I’ve heard some critics compare it to Wind River or Hold the Dark. I get the comparison—the cold, the isolation—but those movies are often about men coming in to solve a problem. In this movie, Sandra is the only one who can solve her problem, even if the "solution" costs her everything. It’s a much lonelier film.

Common Misconceptions About the Movie

A lot of people go into this thinking it’s a "home invasion" movie. It really isn't. The "invasion" happens in stages. It starts with a truck. Then a creepy gift left on a porch. Then a dead bird. It’s psychological warfare. If you’re looking for John Wick in the woods, you’re going to be disappointed. This is a slow burn. Like, really slow.

Another misconception is that it’s a simple "race movie." While race is a massive factor, it’s also about grief. Sandra is grieving her mother. She’s grieving the life she thought she’d have. She moved to Montana to escape the trauma of Hurricane Katrina in New Orleans—a detail that is mentioned briefly but explains her entire psyche. She’s already lost everything once. She’s not letting it happen again.


Actionable Takeaways for Movie Fans

If you’re planning to watch God’s Country or you’ve just finished it and your brain is buzzing, here is how to actually digest what you just saw:

Read the Source Material
Look up Winter Light by James Lee Burke. Comparing the short story to the film is a masterclass in how casting and perspective change a narrative. It’s a great exercise for anyone interested in screenwriting or storytelling.

Pay Attention to the Colors
Watch it again and notice the palette. The film uses a lot of washed-out blues and greys. Sandra’s house is one of the few places with warmth, but even that gets invaded by the "blue" light of the outside as the story progresses. It’s a visual representation of her losing her sanctuary.

Look Up the "Western" Tropes
Research the history of the "Black Cowboy" and the "Black Pioneer." This film sits in a long, often ignored history of Black people in the American West. Understanding that context makes Sandra’s refusal to back down feel much more historic and powerful.

Check Out Julian Higgins’ Previous Work
The director actually made a short film version of this story before the feature. It’s fascinating to see how he expanded the world and why he felt Thandiwe Newton was the key to making the feature version work.

Think About the Silence
In your own creative projects or just in how you watch movies, notice how much more powerful a scene can be when there is no music. God's Country proves that you don't need a loud jump scare to create absolute terror.

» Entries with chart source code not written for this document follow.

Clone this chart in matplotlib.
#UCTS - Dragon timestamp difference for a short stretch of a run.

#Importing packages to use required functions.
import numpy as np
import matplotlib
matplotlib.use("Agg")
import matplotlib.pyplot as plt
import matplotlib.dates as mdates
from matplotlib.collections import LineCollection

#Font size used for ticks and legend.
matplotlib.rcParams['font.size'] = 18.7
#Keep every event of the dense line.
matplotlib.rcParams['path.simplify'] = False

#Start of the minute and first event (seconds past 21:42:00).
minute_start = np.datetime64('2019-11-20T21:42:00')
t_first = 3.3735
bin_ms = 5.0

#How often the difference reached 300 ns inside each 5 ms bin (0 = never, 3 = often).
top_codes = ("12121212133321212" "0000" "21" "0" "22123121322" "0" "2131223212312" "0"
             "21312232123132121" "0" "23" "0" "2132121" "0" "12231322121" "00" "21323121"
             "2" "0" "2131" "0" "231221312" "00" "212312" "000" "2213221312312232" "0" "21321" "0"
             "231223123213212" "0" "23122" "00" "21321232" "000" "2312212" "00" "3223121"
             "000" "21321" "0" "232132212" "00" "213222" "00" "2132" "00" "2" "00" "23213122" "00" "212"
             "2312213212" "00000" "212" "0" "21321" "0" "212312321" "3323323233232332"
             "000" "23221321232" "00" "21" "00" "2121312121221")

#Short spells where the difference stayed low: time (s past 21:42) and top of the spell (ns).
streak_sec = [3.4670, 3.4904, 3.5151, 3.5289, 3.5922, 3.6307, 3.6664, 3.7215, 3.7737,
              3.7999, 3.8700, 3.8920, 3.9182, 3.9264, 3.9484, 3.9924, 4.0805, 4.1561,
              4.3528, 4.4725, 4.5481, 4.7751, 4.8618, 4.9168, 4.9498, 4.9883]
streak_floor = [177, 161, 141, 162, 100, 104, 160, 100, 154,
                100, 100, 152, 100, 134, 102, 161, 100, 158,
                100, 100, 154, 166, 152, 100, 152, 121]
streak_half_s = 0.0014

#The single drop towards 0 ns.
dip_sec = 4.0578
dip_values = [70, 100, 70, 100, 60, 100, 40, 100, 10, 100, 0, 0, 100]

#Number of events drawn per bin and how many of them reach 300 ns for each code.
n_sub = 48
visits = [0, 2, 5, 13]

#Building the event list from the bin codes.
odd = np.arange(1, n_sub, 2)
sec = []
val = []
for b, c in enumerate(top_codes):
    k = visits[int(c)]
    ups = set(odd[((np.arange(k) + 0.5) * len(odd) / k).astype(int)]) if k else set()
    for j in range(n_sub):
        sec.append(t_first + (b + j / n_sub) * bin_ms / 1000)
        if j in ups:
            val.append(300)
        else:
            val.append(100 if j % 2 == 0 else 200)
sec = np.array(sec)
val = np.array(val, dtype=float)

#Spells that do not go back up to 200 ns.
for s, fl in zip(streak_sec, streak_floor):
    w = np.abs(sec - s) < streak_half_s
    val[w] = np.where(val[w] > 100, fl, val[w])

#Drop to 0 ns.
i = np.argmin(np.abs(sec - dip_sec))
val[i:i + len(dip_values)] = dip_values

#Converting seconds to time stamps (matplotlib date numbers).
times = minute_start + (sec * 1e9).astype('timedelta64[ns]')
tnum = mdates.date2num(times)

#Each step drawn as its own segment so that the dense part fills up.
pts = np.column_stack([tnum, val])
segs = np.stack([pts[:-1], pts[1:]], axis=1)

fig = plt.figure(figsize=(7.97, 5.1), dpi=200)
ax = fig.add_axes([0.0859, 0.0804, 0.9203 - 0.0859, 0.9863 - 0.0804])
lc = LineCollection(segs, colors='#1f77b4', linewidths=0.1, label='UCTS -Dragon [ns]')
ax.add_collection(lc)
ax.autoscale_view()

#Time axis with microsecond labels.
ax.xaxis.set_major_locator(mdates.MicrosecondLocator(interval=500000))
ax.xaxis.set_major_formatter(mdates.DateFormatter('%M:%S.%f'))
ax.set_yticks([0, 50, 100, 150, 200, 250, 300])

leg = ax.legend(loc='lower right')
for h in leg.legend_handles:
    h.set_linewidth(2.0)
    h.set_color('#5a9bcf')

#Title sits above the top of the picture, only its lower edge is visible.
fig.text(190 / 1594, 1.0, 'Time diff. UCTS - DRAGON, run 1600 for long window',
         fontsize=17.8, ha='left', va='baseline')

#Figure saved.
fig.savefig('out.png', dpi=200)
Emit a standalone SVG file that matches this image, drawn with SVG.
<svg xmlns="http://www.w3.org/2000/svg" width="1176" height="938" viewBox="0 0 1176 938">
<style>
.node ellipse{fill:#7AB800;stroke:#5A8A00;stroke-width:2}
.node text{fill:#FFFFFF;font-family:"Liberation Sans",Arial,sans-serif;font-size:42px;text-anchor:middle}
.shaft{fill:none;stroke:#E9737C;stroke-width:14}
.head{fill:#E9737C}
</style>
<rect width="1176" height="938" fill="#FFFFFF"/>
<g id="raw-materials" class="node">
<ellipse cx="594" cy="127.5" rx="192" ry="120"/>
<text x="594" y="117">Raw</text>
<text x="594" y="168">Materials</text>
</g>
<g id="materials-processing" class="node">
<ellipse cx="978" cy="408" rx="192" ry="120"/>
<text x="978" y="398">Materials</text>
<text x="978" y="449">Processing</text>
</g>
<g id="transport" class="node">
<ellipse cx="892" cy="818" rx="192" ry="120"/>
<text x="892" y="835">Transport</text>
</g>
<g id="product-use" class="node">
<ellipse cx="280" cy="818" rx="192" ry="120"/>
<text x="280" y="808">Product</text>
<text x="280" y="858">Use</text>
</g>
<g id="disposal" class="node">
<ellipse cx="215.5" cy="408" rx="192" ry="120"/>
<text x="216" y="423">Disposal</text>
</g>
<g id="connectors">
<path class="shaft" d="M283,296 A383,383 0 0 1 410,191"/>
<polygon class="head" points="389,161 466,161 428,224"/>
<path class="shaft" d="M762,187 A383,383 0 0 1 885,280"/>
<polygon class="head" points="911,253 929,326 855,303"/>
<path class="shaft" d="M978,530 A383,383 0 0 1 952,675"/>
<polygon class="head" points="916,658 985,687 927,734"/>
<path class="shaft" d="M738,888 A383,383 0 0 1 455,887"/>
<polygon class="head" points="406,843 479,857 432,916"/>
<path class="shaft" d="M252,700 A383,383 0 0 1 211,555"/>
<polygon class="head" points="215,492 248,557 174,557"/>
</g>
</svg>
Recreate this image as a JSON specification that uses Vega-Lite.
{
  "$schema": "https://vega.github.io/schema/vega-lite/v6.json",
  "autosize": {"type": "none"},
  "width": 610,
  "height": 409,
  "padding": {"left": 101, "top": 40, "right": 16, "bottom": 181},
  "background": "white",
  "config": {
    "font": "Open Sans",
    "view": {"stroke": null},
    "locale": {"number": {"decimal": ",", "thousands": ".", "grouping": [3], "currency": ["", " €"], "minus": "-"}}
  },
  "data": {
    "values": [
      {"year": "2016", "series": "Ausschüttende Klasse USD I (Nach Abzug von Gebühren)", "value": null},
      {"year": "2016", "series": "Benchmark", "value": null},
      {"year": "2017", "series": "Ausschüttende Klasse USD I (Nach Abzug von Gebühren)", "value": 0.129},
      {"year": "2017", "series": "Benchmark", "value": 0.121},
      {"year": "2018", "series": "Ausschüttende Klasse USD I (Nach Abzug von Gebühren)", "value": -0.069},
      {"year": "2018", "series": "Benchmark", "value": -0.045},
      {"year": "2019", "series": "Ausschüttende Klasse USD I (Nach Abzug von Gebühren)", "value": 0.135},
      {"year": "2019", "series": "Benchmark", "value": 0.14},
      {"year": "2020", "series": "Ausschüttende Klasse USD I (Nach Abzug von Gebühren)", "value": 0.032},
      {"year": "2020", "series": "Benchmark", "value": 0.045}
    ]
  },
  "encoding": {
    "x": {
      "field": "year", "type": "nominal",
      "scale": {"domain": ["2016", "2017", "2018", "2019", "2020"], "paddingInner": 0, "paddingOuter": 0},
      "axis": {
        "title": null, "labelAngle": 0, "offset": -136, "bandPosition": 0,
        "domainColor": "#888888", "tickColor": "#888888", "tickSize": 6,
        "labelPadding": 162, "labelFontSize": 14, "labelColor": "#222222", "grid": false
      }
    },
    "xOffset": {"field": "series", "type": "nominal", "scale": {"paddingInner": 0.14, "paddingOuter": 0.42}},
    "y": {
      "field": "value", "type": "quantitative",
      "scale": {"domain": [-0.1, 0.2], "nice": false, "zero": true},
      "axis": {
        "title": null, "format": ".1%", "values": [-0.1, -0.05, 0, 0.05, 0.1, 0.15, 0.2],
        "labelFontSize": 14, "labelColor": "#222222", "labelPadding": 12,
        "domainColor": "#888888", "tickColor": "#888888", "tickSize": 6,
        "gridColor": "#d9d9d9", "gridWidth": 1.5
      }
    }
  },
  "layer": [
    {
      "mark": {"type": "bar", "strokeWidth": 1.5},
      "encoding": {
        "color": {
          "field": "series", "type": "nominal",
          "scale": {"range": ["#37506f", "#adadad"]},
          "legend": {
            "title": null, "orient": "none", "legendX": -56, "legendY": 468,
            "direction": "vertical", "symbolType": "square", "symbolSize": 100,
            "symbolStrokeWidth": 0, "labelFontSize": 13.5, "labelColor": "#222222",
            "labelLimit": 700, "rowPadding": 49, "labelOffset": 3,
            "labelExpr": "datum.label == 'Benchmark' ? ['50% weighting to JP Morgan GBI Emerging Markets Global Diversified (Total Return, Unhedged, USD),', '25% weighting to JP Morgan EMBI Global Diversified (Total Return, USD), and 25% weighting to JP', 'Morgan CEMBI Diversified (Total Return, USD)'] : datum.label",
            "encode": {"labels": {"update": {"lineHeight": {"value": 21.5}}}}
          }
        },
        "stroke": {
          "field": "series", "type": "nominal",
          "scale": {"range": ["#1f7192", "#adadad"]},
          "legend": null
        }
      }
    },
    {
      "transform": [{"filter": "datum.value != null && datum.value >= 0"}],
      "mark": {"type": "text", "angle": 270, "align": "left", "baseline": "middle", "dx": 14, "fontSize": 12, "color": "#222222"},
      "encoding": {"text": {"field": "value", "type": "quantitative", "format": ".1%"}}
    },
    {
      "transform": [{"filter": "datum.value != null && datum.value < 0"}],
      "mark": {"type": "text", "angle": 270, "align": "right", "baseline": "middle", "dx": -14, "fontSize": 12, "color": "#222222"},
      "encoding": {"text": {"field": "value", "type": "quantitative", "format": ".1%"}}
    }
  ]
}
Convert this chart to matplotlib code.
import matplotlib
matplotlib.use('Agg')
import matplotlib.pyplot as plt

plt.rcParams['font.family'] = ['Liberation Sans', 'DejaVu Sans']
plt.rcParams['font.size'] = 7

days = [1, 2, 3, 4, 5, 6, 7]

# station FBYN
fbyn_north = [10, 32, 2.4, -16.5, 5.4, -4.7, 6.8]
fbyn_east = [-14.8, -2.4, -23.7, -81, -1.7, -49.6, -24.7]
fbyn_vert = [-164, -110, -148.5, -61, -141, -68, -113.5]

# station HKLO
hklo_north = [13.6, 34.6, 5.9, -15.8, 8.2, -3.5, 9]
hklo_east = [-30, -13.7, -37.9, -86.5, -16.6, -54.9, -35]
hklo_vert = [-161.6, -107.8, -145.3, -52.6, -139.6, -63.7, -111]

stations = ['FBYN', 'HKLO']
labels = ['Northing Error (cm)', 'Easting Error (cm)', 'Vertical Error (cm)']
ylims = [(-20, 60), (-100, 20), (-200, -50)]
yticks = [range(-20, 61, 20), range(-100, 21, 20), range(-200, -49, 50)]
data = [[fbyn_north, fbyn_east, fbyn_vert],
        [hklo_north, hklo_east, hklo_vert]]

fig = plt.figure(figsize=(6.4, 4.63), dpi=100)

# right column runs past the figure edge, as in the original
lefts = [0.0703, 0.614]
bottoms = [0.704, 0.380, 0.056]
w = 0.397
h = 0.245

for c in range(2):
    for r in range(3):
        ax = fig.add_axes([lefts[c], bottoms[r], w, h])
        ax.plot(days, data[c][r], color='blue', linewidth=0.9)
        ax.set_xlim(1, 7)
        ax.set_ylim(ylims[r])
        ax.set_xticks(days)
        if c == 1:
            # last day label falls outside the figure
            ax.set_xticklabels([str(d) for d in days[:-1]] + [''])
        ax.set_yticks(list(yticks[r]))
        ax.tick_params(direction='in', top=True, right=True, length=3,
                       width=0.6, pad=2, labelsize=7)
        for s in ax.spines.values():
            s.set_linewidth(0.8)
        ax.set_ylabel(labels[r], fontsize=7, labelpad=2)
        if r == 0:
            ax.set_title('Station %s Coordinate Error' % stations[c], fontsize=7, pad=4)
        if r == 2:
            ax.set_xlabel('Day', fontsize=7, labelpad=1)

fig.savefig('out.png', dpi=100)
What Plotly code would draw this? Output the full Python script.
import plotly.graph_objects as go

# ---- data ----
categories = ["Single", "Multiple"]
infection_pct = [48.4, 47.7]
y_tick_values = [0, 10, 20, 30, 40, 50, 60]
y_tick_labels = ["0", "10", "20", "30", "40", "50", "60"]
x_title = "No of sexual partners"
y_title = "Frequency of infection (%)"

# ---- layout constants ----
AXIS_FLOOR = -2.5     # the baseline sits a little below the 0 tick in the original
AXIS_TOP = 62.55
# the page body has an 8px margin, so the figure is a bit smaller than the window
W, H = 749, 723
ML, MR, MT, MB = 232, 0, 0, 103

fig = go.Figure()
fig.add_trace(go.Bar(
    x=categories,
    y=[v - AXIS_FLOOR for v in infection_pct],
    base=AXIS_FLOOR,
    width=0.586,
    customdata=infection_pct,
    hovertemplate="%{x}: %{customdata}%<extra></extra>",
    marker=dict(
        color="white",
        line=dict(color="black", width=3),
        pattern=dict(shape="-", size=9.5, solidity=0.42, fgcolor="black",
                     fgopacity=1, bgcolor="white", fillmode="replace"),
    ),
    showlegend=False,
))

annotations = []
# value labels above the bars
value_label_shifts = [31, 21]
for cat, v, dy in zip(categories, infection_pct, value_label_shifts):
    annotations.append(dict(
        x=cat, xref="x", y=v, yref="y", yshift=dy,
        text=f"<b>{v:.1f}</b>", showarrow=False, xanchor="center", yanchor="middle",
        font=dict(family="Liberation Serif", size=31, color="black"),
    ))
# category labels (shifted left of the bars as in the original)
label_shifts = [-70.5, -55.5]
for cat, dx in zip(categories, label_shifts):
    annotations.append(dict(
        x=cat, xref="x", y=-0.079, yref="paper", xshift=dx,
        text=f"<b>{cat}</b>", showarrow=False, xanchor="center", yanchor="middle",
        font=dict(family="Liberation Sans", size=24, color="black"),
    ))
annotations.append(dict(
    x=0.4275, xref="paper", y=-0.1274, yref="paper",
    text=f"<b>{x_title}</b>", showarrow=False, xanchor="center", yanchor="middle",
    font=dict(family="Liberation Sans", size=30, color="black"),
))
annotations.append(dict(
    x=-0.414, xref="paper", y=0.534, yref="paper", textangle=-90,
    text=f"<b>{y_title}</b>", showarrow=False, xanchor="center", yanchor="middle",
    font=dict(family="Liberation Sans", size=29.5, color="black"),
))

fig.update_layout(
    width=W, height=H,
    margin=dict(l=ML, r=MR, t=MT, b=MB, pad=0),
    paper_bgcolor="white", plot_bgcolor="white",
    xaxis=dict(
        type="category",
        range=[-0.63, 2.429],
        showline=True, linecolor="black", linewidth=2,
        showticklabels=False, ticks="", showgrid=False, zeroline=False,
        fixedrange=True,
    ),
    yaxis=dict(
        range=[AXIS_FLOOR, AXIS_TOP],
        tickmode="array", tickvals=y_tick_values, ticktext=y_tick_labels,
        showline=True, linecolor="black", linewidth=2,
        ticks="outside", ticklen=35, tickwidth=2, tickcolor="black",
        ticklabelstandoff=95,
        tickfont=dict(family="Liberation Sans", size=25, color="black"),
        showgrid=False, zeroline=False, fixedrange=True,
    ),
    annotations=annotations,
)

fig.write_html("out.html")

The film doesn't offer easy answers. It doesn't tell you that Sandra is a hero, and it doesn't tell you she's a villain. It just shows you a woman who has been pushed until she finally pushed back. That's why it stays with you long after the credits roll and the screen goes black. It’s a bleak, beautiful, and deeply uncomfortable look at what happens when the "civilized" world stops working.

To fully appreciate the film, focus on the subtext of the dialogue during the faculty meetings; they provide the map for Sandra's psychological state. Pay close attention to the scene involving the church—it’s the moment where the title of the film takes on its true, ironic meaning. The final shot is a deliberate choice that demands you sit in the discomfort of the consequences rather than looking for a clean resolution.